Oxidation happens fast. Once roasted, coffee beans contain hundreds of volatile aromatic compounds that interact with oxygen in the air and begin to degrade within days. The speed of this degradation depends on many factors: the roast level, the packaging, the storage conditions, and whether the coffee is in whole bean or ground form. But the key insight is this: a bag of coffee might remain technically safe to consume for 12 to 18 months after roasting, but it will taste dramatically worse within weeks if not stored properly and packaged for freshness.
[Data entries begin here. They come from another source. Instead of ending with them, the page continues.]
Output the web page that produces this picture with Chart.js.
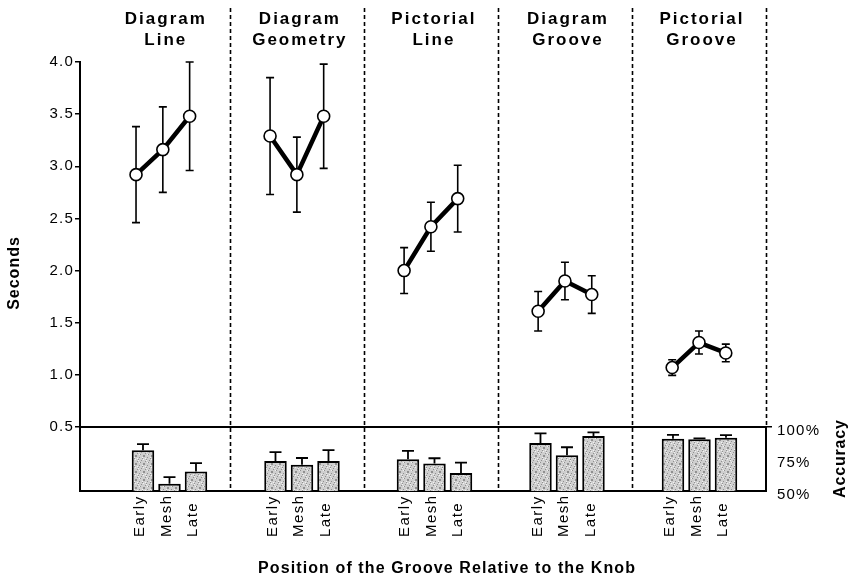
<!DOCTYPE html>
<html>
<head>
<meta charset="utf-8">
<title>Groove position: time and accuracy</title>
<script src="https://cdn.jsdelivr.net/npm/chart.js@4/dist/chart.umd.min.js"></script>
<style>
  html, body { margin: 0; padding: 0; background: #fff; }
  canvas { display: block; }
</style>
</head>
<body>
<canvas id="chart" width="857" height="579"></canvas>
<script>
// ---- data -------------------------------------------------------------
const groupTitles = [
  ['Diagram', 'Line'],
  ['Diagram', 'Geometry'],
  ['Pictorial', 'Line'],
  ['Diagram', 'Groove'],
  ['Pictorial', 'Groove']
];
const positions = ['Early', 'Mesh', 'Late'];

// mean response time (s) and its error, per group: Early, Mesh, Late
const seconds = [
  [2.92, 3.16, 3.48],
  [3.29, 2.92, 3.48],
  [2.00, 2.42, 2.69],
  [1.61, 1.90, 1.77],
  [1.07, 1.31, 1.21]
];
const secondsErr = [
  [0.46, 0.41, 0.52],
  [0.56, 0.36, 0.50],
  [0.22, 0.235, 0.32],
  [0.19, 0.18, 0.18],
  [0.075, 0.11, 0.085]
];

// accuracy (%) and its error, per group: Early, Mesh, Late
const accuracy = [
  [81.9, 55.7, 65.3],
  [73.5, 70.6, 73.5],
  [74.8, 71.4, 64.0],
  [87.6, 77.9, 92.9],
  [90.8, 90.5, 91.6]
];
const accuracyErr = [
  [4.7, 5.2, 6.5],
  [6.8, 5.2, 8.4],
  [6.5, 4.2, 8.2],
  [7.4, 6.3, 2.9],
  [3.1, 0.6, 2.1]
];

const secondsTicks = [0.5, 1.0, 1.5, 2.0, 2.5, 3.0, 3.5, 4.0];
const accuracyTicks = [50, 75, 100];

// ---- helpers ----------------------------------------------------------
const FONT = '"Liberation Sans", Arial, Helvetica, sans-serif';
// each group occupies five slots on the x axis: gap, Early, Mesh, Late, gap
const slot = (g, i) => 5 * g + 1 + i;

// light stippled grey fill for the accuracy bars
function stipple() {
  const c = document.createElement('canvas');
  c.width = 8; c.height = 8;
  const p = c.getContext('2d');
  p.fillStyle = '#cfcfcf';
  p.fillRect(0, 0, 8, 8);
  for (let i = 0; i < 8; i++) {
    for (let j = 0; j < 8; j++) {
      if ((i * 3 + j * 5) % 7 === 0) { p.fillStyle = '#909090'; p.fillRect(i, j, 1, 1); }
      else if ((i * 5 + j * 3) % 11 === 0) { p.fillStyle = '#f2f2f2'; p.fillRect(i, j, 1, 1); }
    }
  }
  return document.getElementById('chart').getContext('2d').createPattern(c, 'repeat');
}

function spacedText(ctx, text, x, y, spacing, align) {
  ctx.letterSpacing = spacing + 'px';
  const w = ctx.measureText(text).width - spacing;
  let sx = x;
  if (align === 'center') sx = x - w / 2;
  else if (align === 'right') sx = x - w;
  ctx.textAlign = 'left';
  ctx.fillText(text, sx, y);
}

// ---- datasets ---------------------------------------------------------
const lineSets = groupTitles.map((t, g) => ({
  type: 'line',
  xAxisID: 'x',
  yAxisID: 'y',
  data: positions.map((p, i) => ({ x: slot(g, i), y: seconds[g][i] })),
  borderColor: '#000',
  borderWidth: 4.5,
  borderJoinStyle: 'round',
  borderCapStyle: 'round',
  pointRadius: 6,
  pointBackgroundColor: '#fff',
  pointBorderColor: '#000',
  pointBorderWidth: 1.6,
  fill: false,
  tension: 0
}));

const barSet = {
  type: 'bar',
  xAxisID: 'x2',
  yAxisID: 'acc',
  data: groupTitles.flatMap((t, g) => positions.map((p, i) => ({ x: slot(g, i), y: accuracy[g][i] }))),
  backgroundColor: stipple(),
  borderColor: '#000',
  borderWidth: 2,
  borderSkipped: false,
  grouped: false,
  categoryPercentage: 1,
  barPercentage: 0.86,
  maxBarThickness: 22.5
};

// ---- decorations: separators, panel lines, error bars, labels ---------
const decorations = {
  id: 'decorations',
  beforeDraw(chart) {
    chart.ctx.letterSpacing = '1.2px';
  },
  beforeDatasetsDraw(chart) {
    const { ctx, chartArea, scales: { x, y, acc } } = chart;
    ctx.save();
    ctx.letterSpacing = '0px';
    ctx.strokeStyle = '#000';

    // dashed group separators
    ctx.lineWidth = 1.6;
    ctx.setLineDash([4, 3]);
    groupTitles.forEach((t, g) => {
      const px = Math.round(x.getPixelForValue(5 * g + 4.5)) + 0.5;
      const last = g === groupTitles.length - 1;
      ctx.beginPath();
      ctx.moveTo(px, 8);
      ctx.lineTo(px, last ? y.getPixelForValue(0.5) : chartArea.bottom);
      ctx.stroke();
    });
    ctx.setLineDash([]);

    // line dividing the time panel from the accuracy panel
    const yDiv = y.getPixelForValue(0.5);
    ctx.lineWidth = 1.8;
    ctx.beginPath();
    ctx.moveTo(chartArea.left, yDiv);
    ctx.lineTo(chartArea.right, yDiv);
    ctx.stroke();

    // accuracy axis line (right side of lower panel)
    ctx.lineWidth = 2;
    ctx.beginPath();
    ctx.moveTo(chartArea.right, acc.getPixelForValue(100));
    ctx.lineTo(chartArea.right, acc.getPixelForValue(50));
    ctx.stroke();

    // error bars for response times (drawn under the markers)
    ctx.lineWidth = 1.6;
    seconds.forEach((row, g) => row.forEach((v, i) => {
      const px = x.getPixelForValue(slot(g, i));
      const top = y.getPixelForValue(v + secondsErr[g][i]);
      const bot = y.getPixelForValue(v - secondsErr[g][i]);
      ctx.beginPath();
      ctx.moveTo(px, top); ctx.lineTo(px, bot);
      ctx.moveTo(px - 4, top); ctx.lineTo(px + 4, top);
      ctx.moveTo(px - 4, bot); ctx.lineTo(px + 4, bot);
      ctx.stroke();
    }));
    ctx.restore();
  },
  afterDatasetsDraw(chart) {
    const { ctx, scales: { x2, acc } } = chart;
    ctx.save();
    ctx.strokeStyle = '#000';
    ctx.lineWidth = 1.8;
    accuracy.forEach((row, g) => row.forEach((v, i) => {
      const px = x2.getPixelForValue(slot(g, i));
      const base = acc.getPixelForValue(v);
      const top = acc.getPixelForValue(v + accuracyErr[g][i]);
      ctx.beginPath();
      ctx.moveTo(px, base); ctx.lineTo(px, top);
      ctx.moveTo(px - 6, top); ctx.lineTo(px + 6, top);
      ctx.stroke();
    }));
    ctx.restore();
  },
  afterDraw(chart) {
    const { ctx, scales: { x, x2 } } = chart;
    ctx.save();
    ctx.fillStyle = '#000';

    // group headings
    ctx.font = 'bold 17px ' + FONT;
    ctx.textBaseline = 'alphabetic';
    groupTitles.forEach((t, g) => {
      const cx = x.getPixelForValue(slot(g, 1)) + 2;
      spacedText(ctx, t[0], cx, 24, 2, 'center');
      spacedText(ctx, t[1], cx, 44.5, 2, 'center');
    });

    // rotated position labels under each bar
    ctx.font = '15px ' + FONT;
    ctx.textBaseline = 'middle';
    groupTitles.forEach((t, g) => positions.forEach((p, i) => {
      const px = x2.getPixelForValue(slot(g, i)) - 3;
      ctx.save();
      ctx.translate(px, 537);
      ctx.rotate(-Math.PI / 2);
      spacedText(ctx, p, 0, 0, 1.5, 'left');
      ctx.restore();
    }));

    // axis titles
    ctx.font = 'bold 16px ' + FONT;
    ctx.textBaseline = 'middle';
    ctx.save();
    ctx.translate(15, 273.5);
    ctx.rotate(-Math.PI / 2);
    spacedText(ctx, 'Seconds', 0, 0, 1, 'center');
    ctx.restore();

    ctx.save();
    ctx.translate(841, 459);
    ctx.rotate(-Math.PI / 2);
    spacedText(ctx, 'Accuracy', 0, 0, 0.85, 'center');
    ctx.restore();

    ctx.textBaseline = 'alphabetic';
    spacedText(ctx, 'Position of the Groove Relative to the Knob', 446.5, 573, 1.1, 'center');
    ctx.restore();
  }
};

// ---- chart ------------------------------------------------------------
new Chart(document.getElementById('chart'), {
  type: 'bar',
  data: { datasets: [...lineSets, barSet] },
  options: {
    responsive: false,
    devicePixelRatio: 1,
    animation: false,
    layout: { padding: { top: 62, left: 0, right: 0, bottom: 0 } },
    plugins: { legend: { display: false }, tooltip: { enabled: false } },
    scales: {
      x: {
        type: 'linear',
        position: 'bottom',
        offset: false,
        min: -1.09,
        max: 24.5,
        ticks: { display: false },
        grid: { display: false, offset: false },
        border: { display: true, color: '#000', width: 2 },
        afterFit: s => { s.height = 88; }
      },
      x2: {
        type: 'linear',
        position: 'bottom',
        display: false,
        offset: false,
        grid: { offset: false },
        min: -1.377,
        max: 24.51
      },
      y: {
        type: 'linear',
        position: 'left',
        min: -0.1137,
        max: 4.0,
        afterBuildTicks: s => { s.ticks = secondsTicks.map(v => ({ value: v })); },
        ticks: {
          callback: v => Number(v).toFixed(1),
          font: { family: FONT, size: 15 },
          color: '#000',
          padding: 1
        },
        grid: { drawOnChartArea: false, drawTicks: true, tickLength: 5, color: '#000', lineWidth: 1.5 },
        border: { display: true, color: '#000', width: 2 },
        afterFit: s => { s.width = 80; }
      },
      acc: {
        type: 'linear',
        position: 'right',
        min: 50,
        max: 385.2,
        afterBuildTicks: s => { s.ticks = accuracyTicks.map(v => ({ value: v })); },
        ticks: {
          callback: v => v + '%',
          font: { family: FONT, size: 15 },
          color: '#000',
          padding: 5,
          labelOffset: 4
        },
        grid: {
          drawOnChartArea: false,
          drawTicks: true,
          tickLength: 6,
          lineWidth: 1.5,
          color: c => (c.tick && c.tick.value === 100 ? '#000' : 'rgba(0,0,0,0)')
        },
        border: { display: false },
        afterFit: s => { s.width = 91; }
      }
    }
  },
  plugins: [decorations]
});
</script>
</body>
</html>
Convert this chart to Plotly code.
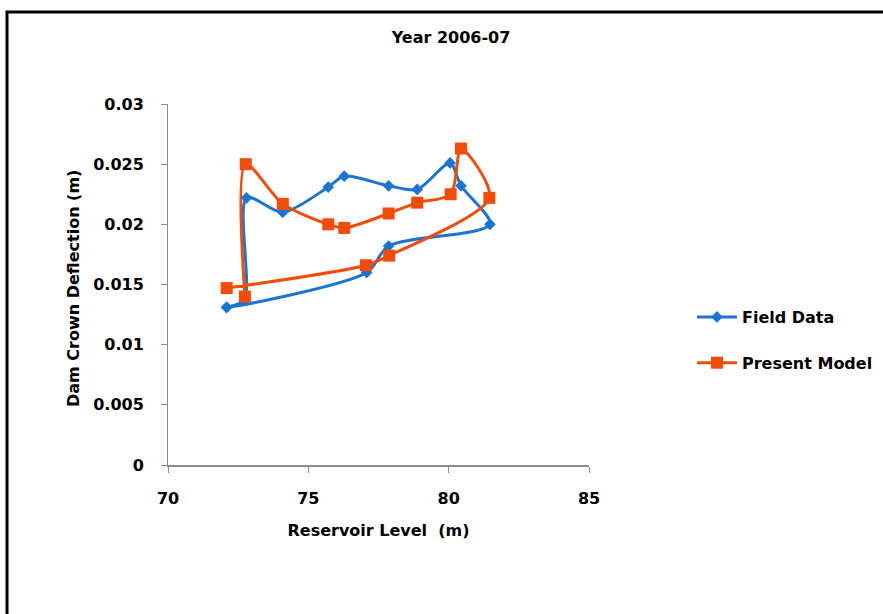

The roasting date is the number that actually matters. When a bag says it was roasted on a specific date, it gives you actionable information. You know exactly how old these beans are. You know roughly where they are in their flavor arc. You can make an informed decision about when to open the bag, how quickly to use the beans, and whether this particular purchase offers the freshness you are looking for.
The specialty coffee industry has largely converged on the roasting date as the standard for quality-focused producers. If you pick up a bag from a serious specialty roaster and it does not have a roast date printed on it, that is a red flag. It suggests the roaster is either not confident about their supply chain timing or is not prioritizing transparency with their customers.
So what does a good roasting date look like? For whole bean coffee in properly sealed, nitrogen-flushed packaging with a one-way valve, the ideal consumption window is generally from about three days after roasting to around four to six weeks after roasting. During the first three days, the beans are still off-gassing CO2 heavily, which interferes with brewing. From day three to roughly day fourteen, the coffee is typically at its absolute peak: fully developed, aromatic, and complex. From two to six weeks, quality slowly declines but remains very good. After six to eight weeks, most specialty coffees have lost enough volatile aromatics to be noticeably less interesting than they were at peak.
For ground coffee, the window is significantly shorter. Once beans are ground, the surface area exposed to oxygen increases by an order of magnitude, and flavor degradation happens within hours rather than days or weeks. Ground coffee sold in vacuum-sealed cans or bags can maintain reasonable quality for longer, but it will never match the freshness of grinding whole beans just before brewing.
There is also the question of how date information is displayed. Some roasters print a roast date clearly on the front of the bag. Others print it on the bottom or back in small type. Some use codes that require a chart to decipher. The most consumer-friendly approach is a clear, plainly readable roast date in a prominent location — but not all brands prioritize this.
As a coffee lover, your best approach is simple: seek out roasters who display their roast date clearly, prioritize bags roasted within the past two weeks, and buy only as much as you can consume within a month. Ignore expiration dates as a quality metric. Treat them only as a maximum outer limit of consumption, not as a target or a freshness guarantee.
The date on the bag tells a story. Learn to read it and your coffee experience will improve immediately and measurably.